What do you do in those moments when you’re exhausted and need help? Some people nap when the children nap, a sensible solution, or throw in enough coffee to power through the day. There are a host of helps and solutions. It varies from person to person, situation and stage of life.
So what does Tim Bayly’s buddy Sandy Armstrong advise on Bayly’s blog “Out of Our Minds”? Submission to your husband, supreme submission and calling your husband ‘Lord’. Always putting your children in second place.
I am surprised by this because it’s been my understand through the years at my old church and reading through piles of advice from female cultural enforcers that it’s God first, husband second and the children third. While the author mentions ‘God first’ it feels like an empty platitude, not what she really believes. That strikes me as wrong too because your husband is an adult, fully capable of taking care of himself when you are busy caring for the children.

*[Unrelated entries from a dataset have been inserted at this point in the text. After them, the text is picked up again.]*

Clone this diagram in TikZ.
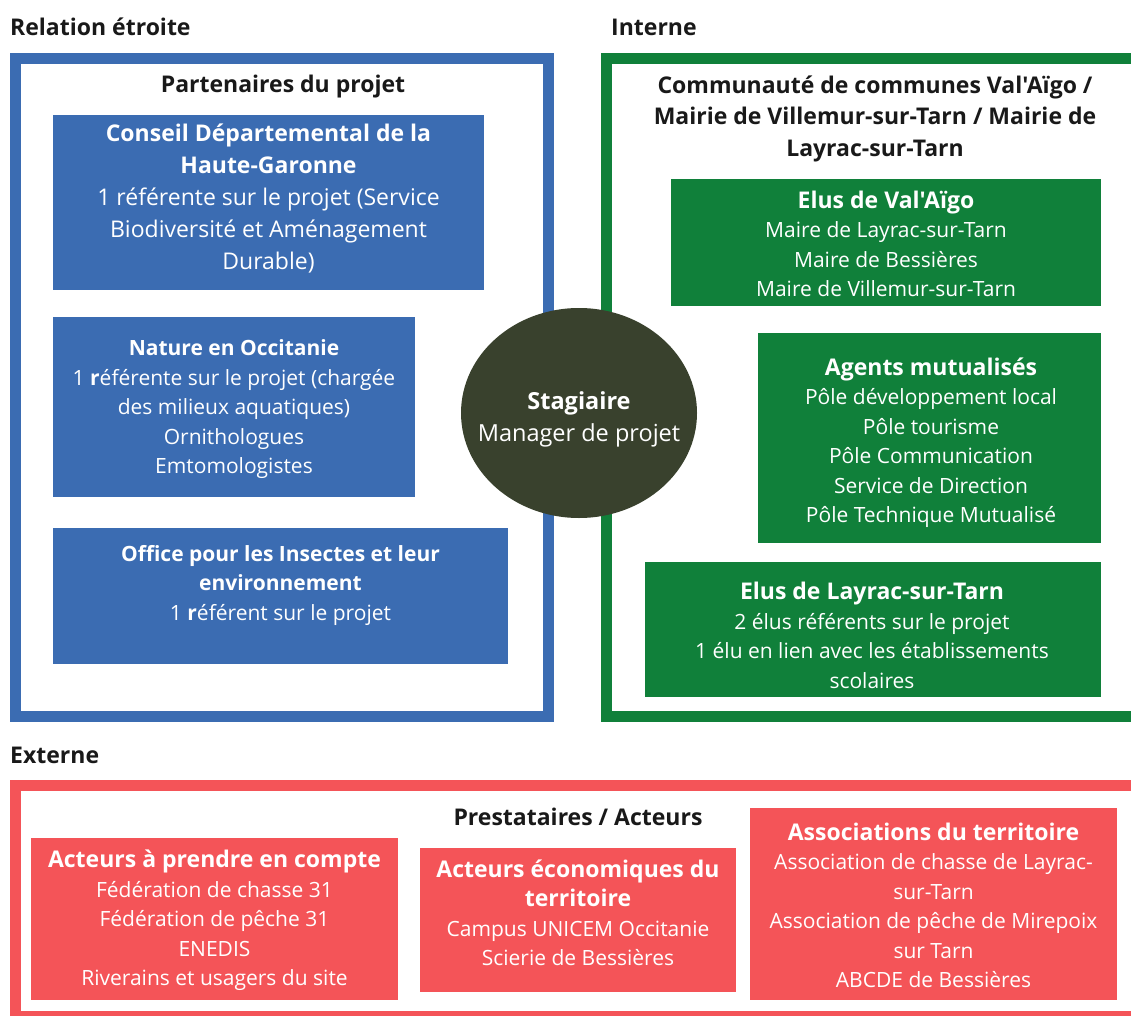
\documentclass[tikz,border=0pt]{standalone}
\usepackage{fontspec}
\usetikzlibrary{shapes.geometric}
\setmainfont{Open Sans}[Ligatures=TeXOff]
\definecolor{blueC}{RGB}{59,108,178}
\definecolor{greenC}{RGB}{16,128,58}
\definecolor{redC}{RGB}{244,84,88}
\definecolor{circC}{RGB}{57,65,45}
\definecolor{headC}{RGB}{25,25,25}
\newcommand{\ttl}[1]{{\fontsize{23}{29.5}\selectfont\bfseries #1}}
\begin{document}
\begin{tikzpicture}[x=1pt,y=-1pt,
  frame/.style={line width=11pt},
  boxnode/.style={inner sep=0pt, outer sep=0pt, draw=none},
  txt/.style={align=center, text=white, inner sep=0pt, font=\fontsize{21}{29.5}\selectfont},
  bigtxt/.style={align=center, text=white, inner sep=0pt, font=\fontsize{23}{32}\selectfont},
  head/.style={inner sep=0pt, text=headC, font=\bfseries\fontsize{23}{31.5}\selectfont, align=center}]
\useasboundingbox (0,0) rectangle (1131,1016);
\fill[white] (0,0) rectangle (1131,1016);
\begin{scope}
\clip (0,0) rectangle (1131,1016);
\draw[blueC, frame] (15.5,58.5) rectangle (548.5,716.5);
\draw[greenC, frame] (606.5,58.5) rectangle (1160,716.5);
\draw[redC, frame] (15.5,785.5) rectangle (1160,1016.5);
\end{scope}
% section titles
\node[head, anchor=west] (hrel) at (10,27) {Relation étroite};
\node[head, anchor=west] (hint) at (611,27) {Interne};
\node[head, anchor=west] (hext) at (10,755) {Externe};
\node[head] (hpart) at (283,87) {Partenaires du projet};
\node[head] (hcom) at (875,118.5) {Communauté de communes Val'Aïgo /\\Mairie de Villemur-sur-Tarn / Mairie de\\Layrac-sur-Tarn};
\node[head] (hpres) at (578,817) {Prestataires / Acteurs};
% blue boxes
\node[boxnode, fill=blueC, minimum width=431pt, minimum height=175pt] (cd) at (268.5,202.5) {};
\node[bigtxt] (cdt) at (268.5,199) {\textbf{Conseil Départemental de la}\\\textbf{Haute-Garonne}\\1 référente sur le projet (Service\\Biodiversité et Aménagement\\Durable)};
\node[boxnode, fill=blueC, minimum width=362pt, minimum height=180pt] (ne) at (234,407) {};
\node[txt] (net) at (234,409.5) {\textbf{Nature en Occitanie}\\1 \textbf{r}éférente sur le projet (chargée\\des milieux aquatiques)\\Ornithologues\\Emtomologistes};
\node[boxnode, fill=blueC, minimum width=455pt, minimum height=136pt] (oi) at (280.5,596) {};
\node[txt] (oit) at (280.5,585) {\textbf{Office pour les Insectes et leur}\\\textbf{environnement}\\1 \textbf{r}éférent sur le projet};
% green boxes
\node[boxnode, fill=greenC, minimum width=430pt, minimum height=127pt] (ev) at (886,242.5) {};
\node[txt] (evt) at (886,244) {\ttl{Elus de Val'Aïgo}\\Maire de Layrac-sur-Tarn\\Maire de Bessières\\Maire de Villemur-sur-Tarn};
\node[boxnode, fill=greenC, minimum width=343pt, minimum height=210pt] (am) at (929.5,438) {};
\node[txt] (amt) at (931,442.5) {\ttl{Agents mutualisés}\\Pôle développement local\\Pôle tourisme\\Pôle Communication\\Service de Direction\\Pôle Technique Mutualisé};
\node[boxnode, fill=greenC, minimum width=456pt, minimum height=135pt] (el) at (873,629.5) {};
\node[txt] (elt) at (872,635.5) {\ttl{Elus de Layrac-sur-Tarn}\\2 élus référents sur le projet\\1 élu en lien avec les établissements\\scolaires};
% red boxes
\node[boxnode, fill=redC, minimum width=367pt, minimum height=162pt] (ra) at (214.5,919) {};
\node[txt] (rat) at (214.5,920.5) {\ttl{Acteurs à prendre en compte}\\Fédération de chasse 31\\Fédération de pêche 31\\ENEDIS\\Riverains et usagers du site};
\node[boxnode, fill=redC, minimum width=316pt, minimum height=144pt] (re) at (578,920) {};
\node[txt] (ret) at (578,913) {\ttl{Acteurs économiques du}\\\ttl{territoire}\\Campus UNICEM Occitanie\\Scierie de Bessières};
\node[boxnode, fill=redC, minimum width=367pt, minimum height=192pt] (rt) at (933.5,904) {};
\node[txt] (rtt) at (933.5,905.5) {\ttl{Associations du territoire}\\Association de chasse de Layrac-\\sur-Tarn\\Association de pêche de Mirepoix\\sur Tarn\\ABCDE de Bessières};
% central ellipse
\node[ellipse, fill=circC, minimum width=236pt, minimum height=210pt, inner sep=0pt] (st) at (579,413) {};
\node[align=center, text=white, inner sep=0pt, font=\fontsize{23.5}{32}\selectfont] (stt) at (579,419) {\textbf{Stagiaire}\\Manager de projet};
\end{tikzpicture}
\end{document}
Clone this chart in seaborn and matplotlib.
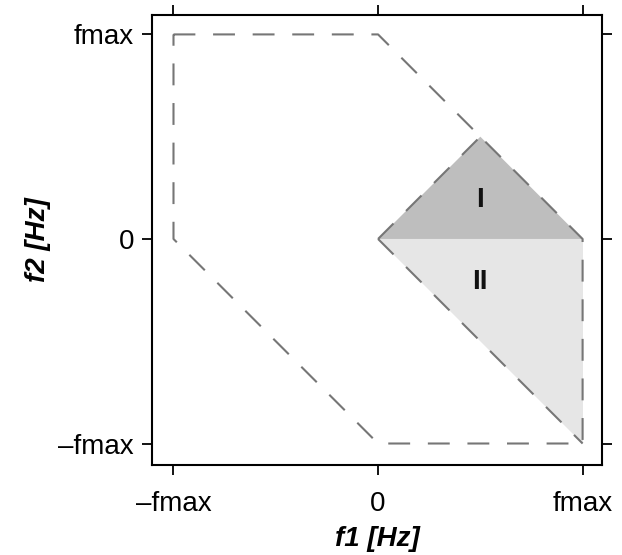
import matplotlib
matplotlib.use("Agg")
import matplotlib.pyplot as plt
import seaborn as sns

# outer hexagon (|f1|, |f2|, |f1+f2| <= fmax), closed
hex_f1 = [-1, 0, 1, 1, 0, -1, -1]
hex_f2 = [1, 1, 0, -1, -1, 0, 1]

# region I and region II triangles
reg1_f1 = [0, 0.5, 1]
reg1_f2 = [0, 0.5, 0]
reg2_f1 = [0, 1, 1]
reg2_f2 = [0, 0, -1]

# extra dashed edges inside the hexagon
edge_a_f1 = [0, 0.5]
edge_a_f2 = [0, 0.5]
edge_b_f1 = [0, 1]
edge_b_f2 = [0, -1]

region_labels = ["I", "II"]
label_f1 = [0.5, 0.5]
label_f2 = [0.19, -0.21]

tick_vals = [-1, 0, 1]
tick_labels = ["\u2013fmax", "0", "fmax"]

sns.set_theme(style="ticks")
plt.rcParams["font.family"] = ["Liberation Sans", "DejaVu Sans"]

fig = plt.figure(figsize=(6.22, 5.55), dpi=100)
ax = fig.add_axes([0.2444, 0.1622, 0.7235, 0.8108])

ax.fill(reg1_f1, reg1_f2, color="#bebebe", lw=0, zorder=1)
ax.fill(reg2_f1, reg2_f2, color="#e6e6e6", lw=0, zorder=1)

dash = dict(color="#767676", linewidth=1.5, dashes=(10.5, 8.5),
            sort=False, estimator=None, legend=False, zorder=2)
sns.lineplot(x=hex_f1, y=hex_f2, ax=ax, **dash)
sns.lineplot(x=edge_a_f1, y=edge_a_f2, ax=ax, **dash)
sns.lineplot(x=edge_b_f1, y=edge_b_f2, ax=ax, **dash)

for lab, x, y in zip(region_labels, label_f1, label_f2):
    ax.text(x, y, lab, ha="center", va="center", fontsize=20,
            fontweight="bold", color="#111111", zorder=3)

ax.set_xlim(-1.105, 1.095)
ax.set_ylim(-1.105, 1.095)
ax.set_xticks(tick_vals)
ax.set_xticklabels(tick_labels)
ax.set_yticks(tick_vals)
ax.set_yticklabels(tick_labels)
ax.tick_params(axis="both", direction="out", length=7, width=1.3,
               color="black", labelsize=20, labelcolor="black",
               top=True, right=True, labeltop=False, labelright=False)
ax.tick_params(axis="x", pad=12)
ax.tick_params(axis="y", pad=6)
for s in ax.spines.values():
    s.set_linewidth(1.5)
    s.set_color("black")

ax.set_xlabel("f1 [Hz]", fontsize=20, fontweight="bold", fontstyle="italic",
              labelpad=6, color="black")
ax.set_ylabel("f2 [Hz]", fontsize=20, fontweight="bold", fontstyle="italic",
              labelpad=5, color="black")

fig.savefig("out.png", dpi=100)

Newsflash, lady! Husbands are parents too and asking your husband to help out with the parenting is not treating him like ‘support staff’. It’s called “parenting”, it’s called being a responsible father. It has nothing to do with submission or respect, it’s a basic simple human thing, part of being a decent, rational, fully-functioning member of society.
‘Support Staff’ usually works behind the scenes with an expectation to be paid for their work. Volunteers can be support staff too.
I’m surprised her answer to the support staff question isn’t the same as Michelle Duggar’s – just draft the oldest daughter to raise the kids while you do whatever it is you do. Jana Duggar is support staff. Jim Bob isn’t a fully functioning father merely by the fact that he does very little of the hands on parenting in his household.